Every time you do something physical your body changes. As a matter of fact it changes even when you don’t do anything physical which is the problem. Your body is an adaptive machine that’s in constant dialogue with its environment.
Sit in a chair for eight hours a day doing nothing more strenuous than pushing a mouse around and this is what happens: your muscles begin to weaken, your metabolic system slows down. Your body stockpiles calories in the form of excess weight “just in case you need fuel in the future”, your aerobic and cardiovascular systems remain unchallenged and begin to degrade - your body thinks they are not really that necessary to keep at peak any more.
As an adaptive machine your body does all this because it thinks you no longer need to swing a club or outrun saber-tooth tigers therefore it sheds all the excess high-maintenance abilities it has (muscle, finely-tuned cardiovascular and aerobic functions). Conversely, should it be physically challenged it also adapts which means that even small doses of daily exercise are enough to begin to make it change.
Micro training sessions during the day add up, everything you do will count so even on days when you don’t really have time to exercise you can do an hour’s worth of training in total, letting your muscles recover while still continuing to train them. You can do a few exercises here and there, do something every hour, go for an extra brisk walk and by the end of the day you would have done more than if you put in an hour’s worth of exercise in one go. It’s easier to fit into your day and it’s easier on you load-wise plus it keeps you working and keeps you active. That’s what casual training is.

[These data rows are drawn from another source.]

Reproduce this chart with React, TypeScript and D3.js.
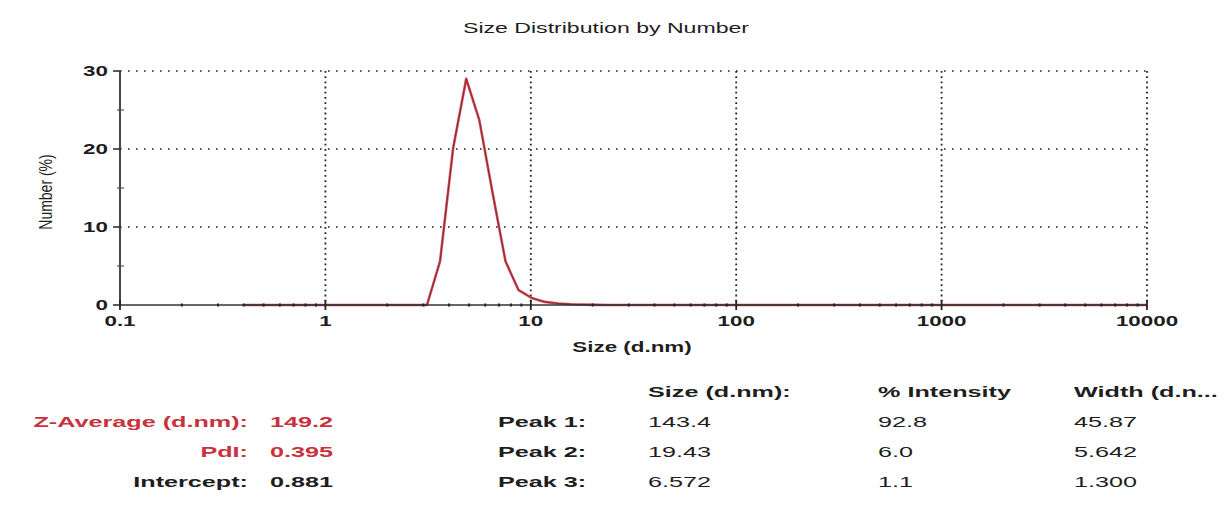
import React from "react";
import * as d3 from "d3";

const sizes = [0.4, 0.4632, 0.5365, 0.6213, 0.7195, 0.8332, 0.9649, 1.117, 1.294, 1.499, 1.736, 2.01, 2.328, 2.696, 3.122, 3.615, 4.187, 4.849, 5.615, 6.503, 7.531, 8.721, 10.1, 11.7, 13.54, 15.69, 18.17, 21.04, 24.36, 28.21, 32.67, 37.84, 43.82, 50.75, 58.77, 68.06, 78.82, 91.28, 105.7, 122.4, 141.8, 164.2, 190.1, 220.2, 255.0, 295.3, 342.0, 396.1, 458.7, 531.2, 615.1, 712.4, 825.0, 955.4, 1106, 1281, 1484, 1718, 1990, 2305, 2669, 3091, 3580, 4145, 4801, 5560, 6439, 7456, 8635, 10000];
const numberPct = [0, 0, 0, 0, 0, 0, 0, 0, 0, 0, 0, 0, 0, 0, 0, 5.6, 20.1, 29.0, 23.7, 14.5, 5.6, 1.9, 0.9, 0.4, 0.2, 0.1, 0.05, 0.02, 0, 0, 0, 0, 0, 0, 0, 0, 0, 0, 0, 0, 0, 0, 0, 0, 0, 0, 0, 0, 0, 0, 0, 0, 0, 0, 0, 0, 0, 0, 0, 0, 0, 0, 0, 0, 0, 0, 0, 0, 0, 0];

const xMajorTicks = [0.1, 1, 10, 100, 1000, 10000];
const xTickLabels = ["0.1", "1", "10", "100", "1000", "10000"];
const yMajorTicks = [0, 10, 20, 30];
const yMinorTicks = [5, 15, 25];

const summaryLabels = ["Z-Average (d.nm):", "PdI:", "Intercept:"];
const summaryValues = ["149.2", "0.395", "0.881"];
const summaryRed = [true, true, false];
const peakLabels = ["Peak 1:", "Peak 2:", "Peak 3:"];
const peakHeaders = ["Size (d.nm):", "% Intensity", "Width (d.n..."];
const peakSize = ["143.4", "19.43", "6.572"];
const peakIntensity = ["92.8", "6.0", "1.1"];
const peakWidth = ["45.87", "5.642", "1.300"];

type TP = { x: number; y: number; sx: number; anchor?: string; size: number; weight?: string; fill: string; children: React.ReactNode };
function T({ x, y, sx, anchor = "start", size, weight = "normal", fill, children }: TP) {
  return (
    <text transform={`translate(${x},${y}) scale(${sx},1)`} textAnchor={anchor} fontSize={size} fontWeight={weight} fill={fill}>
      {children}
    </text>
  );
}

export default function App() {
  const W = 1228, H = 508;
  const x = d3.scaleLog().domain([0.1, 10000]).range([120, 1147]);
  const y = d3.scaleLinear().domain([0, 30]).range([305, 71]);
  const line = d3.line<number>().x((_, i) => x(sizes[i])).y((d) => y(d));
  const minorX: number[] = [];
  for (let p = -1; p < 4; p++) for (let m = 2; m <= 9; m++) minorX.push(m * Math.pow(10, p));
  const font = "'Liberation Sans', Arial, sans-serif";
  const red = "#c8323c";
  const txt = "#1e1e1e";
  const cols = [648, 878, 1074];
  const headerY = 397;
  const rowsY = [427, 457, 487];
  const SX = 1.68;
  return (
    <svg width={W} height={H} style={{ position: "absolute", left: 0, top: 0, background: "#fff" }} fontFamily={font}>
      <T x={606} y={33} sx={1.65} anchor="middle" size={14} fill={txt}>Size Distribution by Number</T>
      {/* grid */}
      {yMajorTicks.filter((t) => t > 0).map((t) => (
        <line key={"hg" + t} x1={x(0.1)} x2={x(10000)} y1={y(t)} y2={y(t)} stroke="#222" strokeWidth={1.6} strokeDasharray="1.6,6.4" />
      ))}
      {xMajorTicks.slice(1).map((t) => (
        <line key={"vg" + t} x1={x(t)} x2={x(t)} y1={y(30)} y2={y(0)} stroke="#222" strokeWidth={1.8} strokeDasharray="1.8,3.4" />
      ))}
      {/* axes */}
      <line x1={x(0.1)} x2={x(0.1)} y1={y(30)} y2={y(0)} stroke="#333" strokeWidth={1.8} />
      {yMajorTicks.map((t) => (
        <line key={"yt" + t} x1={x(0.1) - 7} x2={x(0.1)} y1={y(t)} y2={y(t)} stroke="#333" strokeWidth={1.6} />
      ))}
      {yMinorTicks.map((t) => (
        <line key={"ym" + t} x1={x(0.1) - 3} x2={x(0.1) + 4} y1={y(t)} y2={y(t)} stroke="#555" strokeWidth={1.2} />
      ))}
      {yMajorTicks.map((t) => (
        <T key={"yl" + t} x={x(0.1) - 12} y={y(t) + 5} sx={1.6} anchor="end" size={14} weight="bold" fill={txt}>{t}</T>
      ))}
      <text transform={`translate(52,192) scale(1.35,1) rotate(-90)`} textAnchor="middle" fontSize={14} fill={txt}>Number (%)</text>
      <path d={line(numberPct) || ""} fill="none" stroke="#dc4b55" strokeWidth={2.6} strokeLinejoin="round" />
      <path d={line(numberPct) || ""} fill="none" stroke="#6e2a30" strokeWidth={0.9} strokeLinejoin="round" />
      <line x1={x(0.1)} x2={x(10000)} y1={y(0)} y2={y(0)} stroke="#333" strokeWidth={1.4} />
      {minorX.map((t, i) => (
        <line key={"xm" + i} x1={x(t)} x2={x(t)} y1={y(0) - 1.5} y2={y(0) + 1.5} stroke="#222" strokeWidth={2} />
      ))}
      {xMajorTicks.map((t) => (
        <line key={"xt" + t} x1={x(t)} x2={x(t)} y1={y(0) - 5} y2={y(0) + 5} stroke="#222" strokeWidth={1.8} />
      ))}
      {xMajorTicks.map((t, i) => (
        <T key={"xl" + t} x={x(t)} y={326} sx={1.6} anchor="middle" size={14} weight="bold" fill={txt}>{xTickLabels[i]}</T>
      ))}
      <T x={632} y={352} sx={1.6} anchor="middle" size={14} weight="bold" fill={txt}>Size (d.nm)</T>
      {/* table */}
      {peakHeaders.map((h, i) => (
        <T key={"ph" + i} x={cols[i]} y={headerY} sx={SX} size={15} weight="bold" fill={txt}>{h}</T>
      ))}
      {summaryLabels.map((s, i) => (
        <g key={"s" + i}>
          <T x={248} y={rowsY[i]} sx={SX} anchor="end" size={15} weight="bold" fill={summaryRed[i] ? red : txt}>{s}</T>
          <T x={270} y={rowsY[i]} sx={SX} size={15} weight="bold" fill={summaryRed[i] ? red : txt}>{summaryValues[i]}</T>
        </g>
      ))}
      {peakLabels.map((p, i) => (
        <g key={"p" + i}>
          <T x={498} y={rowsY[i]} sx={SX} size={15} weight="bold" fill={txt}>{p}</T>
          <T x={cols[0]} y={rowsY[i]} sx={SX} size={15} fill={txt}>{peakSize[i]}</T>
          <T x={cols[1]} y={rowsY[i]} sx={SX} size={15} fill={txt}>{peakIntensity[i]}</T>
          <T x={cols[2]} y={rowsY[i]} sx={SX} size={15} fill={txt}>{peakWidth[i]}</T>
        </g>
      ))}
    </svg>
  );
}
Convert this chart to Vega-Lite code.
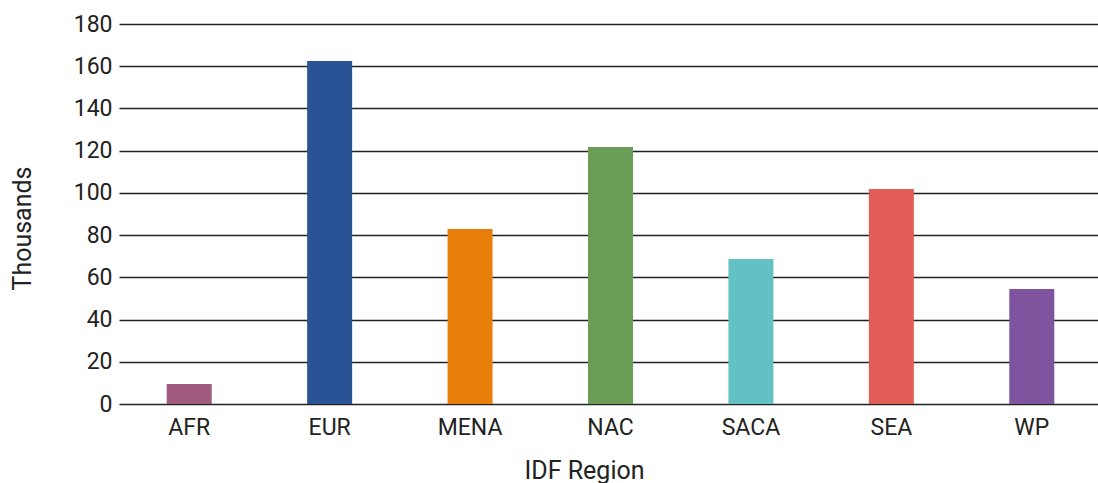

There are several ways to casually train throughout the day. Pick one or several and stick to it.
Training by numbers
In the beginning of the day, write down a total number of reps of several exercises you want to complete by the time the day is up. It can be 100, 200, 300 or 400 of everything – sit-ups, push-ups, squats and lunges. Every time you take a break or feel yourself slowing down at work do a set of each and subtract it from the total. Continue until you have reached the number and you now have zero reps left to do.
Strength List: 200 squats, 200 sit-ups, 50 push-ups
Cardio List: 400 high knees, 400 jumping jacks, 80 burpees
Fighter List: 1000 punches, 600 side kicks, 600 turning kicks
Complete throughout the day in manageable sets. As you get stronger, slowly increase your total numbers from day to day.
Pick one of the drills:
1 1 minute of jumping jacks
2 60 high knees (30 each leg)
3 20 burpees
4 40 punches + 1 push-up | 3 sets back to back
5 100 side leg raises (50 each leg)
Set a timer to remind you to do the drill every hour. The moment you see or hear the reminder, perform the drills. You should be out of breath by the end of it – then get back to whatever you were doing. This way you’ll stay active all day long and by the end of your working day you’ll have done hundreds of reps during your micro HIIT drills.
Example: Fitness Drills + digital dice
One Workout - throughout the day
Alternatively to hour-long drills you can pick one particular workout or pick one at random every time and do just one set every hour, every 90 minutes or every 2 hours. You can complete one single routine 7-10 times throughout the day instead of doing it all in one go.
Get a pedometer app and mind your steps. The Google Fit app is free and ad-free and it’ll keep track of your every move as long as you carry your mobile phone everywhere you go. Keep moving until you hit your goal.
Goal 1: 2000 steps
Goal 2: 5000 steps
Goal 3: 7000 steps
Goal 4: 10,000 steps
Example: The 30-Day Walkabout Challenge
Training in front of the TV
Just because it’s your favourite show’s time it doesn’t mean you can’t work out. While sitting down on a sofa you can do flutter kicks, overhead punches or hold your feet up for as long as possible (it’ll work your lower abs).
If you watch movies on your laptop, stand up and do 100 side leg raises or half jacks.
You can also do HIIT drills during commercials.
It’ll all add up and it will all count. Now imagine how much extra work it is by the end of the week, month and year. Nothing casual about those number.